Calculates the pairwise p-epitope distances between all sequences in a character vector, using defined epitope sites for a given influenza subtype.
Usage
dist_pepi(
seqs,
subtype,
mode = "dominant",
harmonize_b_lineages = TRUE,
ambiguous_residues = "xX?"
)
Arguments
- seqs
Named character vector of amino acid sequences. Each string must be of equal length and represent a full-length HA protein sequence.
- subtype
Character. Influenza subtype or lineage. Currently allowed values are `"H1N1"`, `"A(H3N2)"`, `"B/Yamagata"`, `"B/Victoria`, and `"B/Presplit`. If `harmonize_b_lineages` is `TRUE` you can also specify just `B`.
- mode
Character.
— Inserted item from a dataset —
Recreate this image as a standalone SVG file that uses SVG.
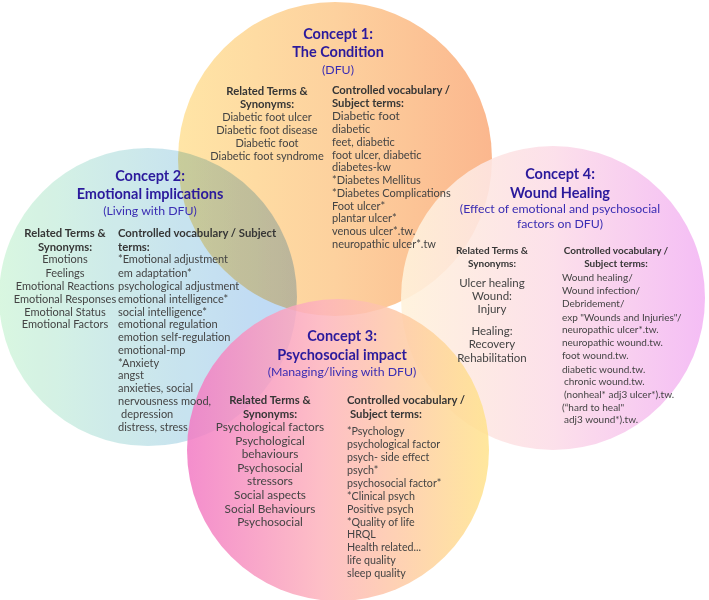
<svg xmlns="http://www.w3.org/2000/svg" width="709" height="600" viewBox="0 0 709 600">
<defs>
<linearGradient id="g1" x1="0" y1="0" x2="1" y2="0">
<stop offset="0" stop-color="#FFE5A6"/><stop offset="0.5" stop-color="#FDD19E"/><stop offset="1" stop-color="#FBB78E"/>
</linearGradient>
<linearGradient id="g2" x1="0" y1="0" x2="1" y2="0">
<stop offset="0" stop-color="#D4F6DC"/><stop offset="0.5" stop-color="#C4E4EA"/><stop offset="1" stop-color="#B4D2F6"/>
</linearGradient>
<linearGradient id="g4" x1="0" y1="0" x2="1" y2="0">
<stop offset="0" stop-color="#FFF2DA"/><stop offset="0.5" stop-color="#FCDDE8"/><stop offset="1" stop-color="#F3B6F4"/>
</linearGradient>
<linearGradient id="g3" x1="0" y1="0" x2="1" y2="0">
<stop offset="0" stop-color="#F27AC4"/><stop offset="0.45" stop-color="#FDB4BC"/><stop offset="1" stop-color="#FFE38C"/>
</linearGradient>
<style>
text{font-family:Lato,"Liberation Sans",sans-serif;fill:#444444;font-size:11px}
.t{font-weight:bold;font-size:14.5px;fill:#2B1A9C;text-anchor:middle}
.s{font-size:12.3px;fill:#3A2DB3;text-anchor:middle}
.h{font-weight:bold;font-size:11.3px;fill:#363636}
.c{text-anchor:middle}
.w{font-size:10px}
.p{font-size:11.8px}
.q{font-size:10.7px}
.r{font-size:11.5px}
</style>
</defs>
<rect width="709" height="600" fill="#ffffff"/>
<g id="circles">
<circle id="c1" cx="335" cy="159" r="157" fill="url(#g1)"/>
<circle id="c2" cx="148" cy="297" r="149" fill="url(#g2)" opacity="0.88" style="mix-blend-mode:multiply"/>
<circle id="c4" cx="553" cy="298" r="152" fill="url(#g4)" opacity="0.9"/>
<circle id="c3" cx="338" cy="450" r="151" fill="url(#g3)" opacity="0.85"/>
</g>
<g id="connectors"></g>
<g id="concept1">
<text class="t" x="338" y="39">Concept 1:</text>
<text class="t" x="338" y="57">The Condition</text>
<text class="s" x="338" y="74">(DFU)</text>
<text class="h c" x="267" y="95">Related Terms &amp;</text>
<text class="h c" x="267" y="108">Synonyms:</text>
<text class="c" x="267" y="121">Diabetic foot ulcer</text>
<text class="c" x="267" y="134">Diabetic foot disease</text>
<text class="c" x="267" y="147">Diabetic foot</text>
<text class="c" x="267" y="160">Diabetic foot syndrome</text>
<text class="h" x="332" y="94">Controlled vocabulary /</text>
<text class="h" x="332" y="107">Subject terms:</text>
<text x="332" y="120" style="font-size:11.8px">Diabetic foot</text>
<text x="332" y="132.5">diabetic</text>
<text x="332" y="146">feet, diabetic</text>
<text x="332" y="158.5">foot ulcer, diabetic</text>
<text x="332" y="170.5">diabetes-kw</text>
<text x="332" y="184">*Diabetes Mellitus</text>
<text x="332" y="197">*Diabetes Complications</text>
<text x="332" y="210">Foot ulcer*</text>
<text x="332" y="222">plantar ulcer*</text>
<text x="332" y="235">venous ulcer*.tw.</text>
<text x="332" y="248">neuropathic ulcer*.tw</text>
</g>
<g id="concept2">
<text class="t" x="150" y="181">Concept 2:</text>
<text class="t" x="150" y="199">Emotional implications</text>
<text class="s" x="150" y="215">(Living with DFU)</text>
<text class="h c" x="65" y="237">Related Terms &amp;</text>
<text class="h c" x="65" y="251">Synonyms:</text>
<text class="c" x="65" y="263">Emotions</text>
<text class="c" x="65" y="276.5">Feelings</text>
<text class="c" x="65" y="290">Emotional Reactions</text>
<text class="c" x="65" y="302.5">Emotional Responses</text>
<text class="c" x="65" y="315.5">Emotional Status</text>
<text class="c" x="65" y="328">Emotional Factors</text>
<text class="h" x="118" y="237">Controlled vocabulary / Subject</text>
<text class="h" x="118" y="251">terms:</text>
<text x="118" y="263">*Emotional adjustment</text>
<text x="118" y="276.5">em adaptation*</text>
<text x="118" y="290">psychological adjustment</text>
<text x="118" y="302.5">emotional intelligence*</text>
<text x="118" y="315.5">social intelligence*</text>
<text x="118" y="328">emotional regulation</text>
<text x="118" y="341">emotion self-regulation</text>
<text x="118" y="353.5">emotional-mp</text>
<text x="118" y="366.5">*Anxiety</text>
<text x="118" y="379">angst</text>
<text x="118" y="392">anxieties, social</text>
<text x="118" y="404.5">nervousness mood,</text>
<text x="121" y="417.5">depression</text>
<text x="118" y="430.5">distress, stress</text>
</g>
<g id="concept4">
<text class="t" x="560" y="179">Concept 4:</text>
<text class="t" x="560" y="198">Wound Healing</text>
<text class="s" x="560" y="213">(Effect of emotional and psychosocial</text>
<text class="s" x="560" y="227.5">factors on DFU)</text>
<text class="h c w" x="492" y="254">Related Terms &amp;</text>
<text class="h c w" x="492" y="267">Synonyms:</text>
<text class="c r" x="492" y="287">Ulcer healing</text>
<text class="c r" x="492" y="300">Wound:</text>
<text class="c r" x="492" y="313">Injury</text>
<text class="c r" x="492" y="335">Healing:</text>
<text class="c r" x="492" y="348">Recovery</text>
<text class="c r" x="492" y="362">Rehabilitation</text>
<text class="h c w" x="616" y="254">Controlled vocabulary /</text>
<text class="h c w" x="616" y="267">Subject terms:</text>
<text class="w" x="562" y="280.5">Wound healing/</text>
<text class="w" x="562" y="294">Wound infection/</text>
<text class="w" x="562" y="307">Debridement/</text>
<text class="w" x="562" y="321">exp "Wounds and Injuries"/</text>
<text class="w" x="562" y="333">neuropathic ulcer*.tw.</text>
<text class="w" x="562" y="346">neuropathic wound.tw.</text>
<text class="w" x="562" y="359">foot wound.tw.</text>
<text class="w" x="562" y="373">diabetic wound.tw.</text>
<text class="w" x="564" y="385">chronic wound.tw.</text>
<text class="w" x="564" y="398">(nonheal* adj3 ulcer*).tw.</text>
<text class="w" x="562" y="411">(“hard to heal"</text>
<text class="w" x="564" y="423">adj3 wound*).tw.</text>
</g>
<g id="concept3">
<text class="t" x="342" y="341">Concept 3:</text>
<text class="t" x="342" y="360">Psychosocial impact</text>
<text class="s" x="342" y="375.5">(Managing/living with DFU)</text>
<text class="h c" x="270" y="404">Related Terms &amp;</text>
<text class="h c" x="270" y="417.5">Synonyms:</text>
<text class="c p" x="270" y="431">Psychological factors</text>
<text class="c p" x="270" y="444.6">Psychological</text>
<text class="c p" x="270" y="458.2">behaviours</text>
<text class="c p" x="270" y="471.8">Psychosocial</text>
<text class="c p" x="270" y="485.4">stressors</text>
<text class="c p" x="270" y="499">Social aspects</text>
<text class="c p" x="270" y="512.6">Social Behaviours</text>
<text class="c p" x="270" y="526.2">Psychosocial</text>
<text class="h" x="347" y="404">Controlled vocabulary /</text>
<text class="h" x="350" y="417.5">Subject terms:</text>
<text class="q" x="347" y="435">*Psychology</text>
<text class="q" x="347" y="448">psychological factor</text>
<text class="q" x="347" y="461">psych- side effect</text>
<text class="q" x="347" y="474">psych*</text>
<text class="q" x="347" y="487">psychosocial factor*</text>
<text class="q" x="347" y="499.5">*Clinical psych</text>
<text class="q" x="347" y="512.5">Positive psych</text>
<text class="q" x="347" y="525.5">*Quality of life</text>
<text class="q" x="347" y="538">HRQL</text>
<text class="q" x="347" y="551">Health related...</text>
<text class="q" x="347" y="563.5">life quality</text>
<text class="q" x="347" y="576.5">sleep quality</text>
</g>
</svg>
How to summarize the epitope-wise distances. Options: - `"dominant"`/`"max"`: return the maximum epitope distance (Gupta et al. 2006). - `"anderson"`: average of normalized distances (Anderson et al. 2018). - `"all"`/`"average"`/`"mean"`: mean over all epitope residues (Pan et al. 2010). - `"median"`: median of per-epitope distances. - `NULL` or empty string: returns the full vector of distances.
- harmonize_b_lineages
Logical. If `TRUE`, harmonizes B lineages using a unified epitope definition. Defaults to `TRUE`.
- ambiguous_residues
Character vector. Residue symbols to exclude from comparison (e.g. `"xX?"`, the default).
Value
A symmetric numeric matrix of p-epitope distances with sequence names as row and column names.
Details
The function computes the lower triangle of a distance matrix using the `pepitope()` function, then mirrors it to fill the full matrix. Ambiguous residues are removed from each pairwise comparison before computing distance.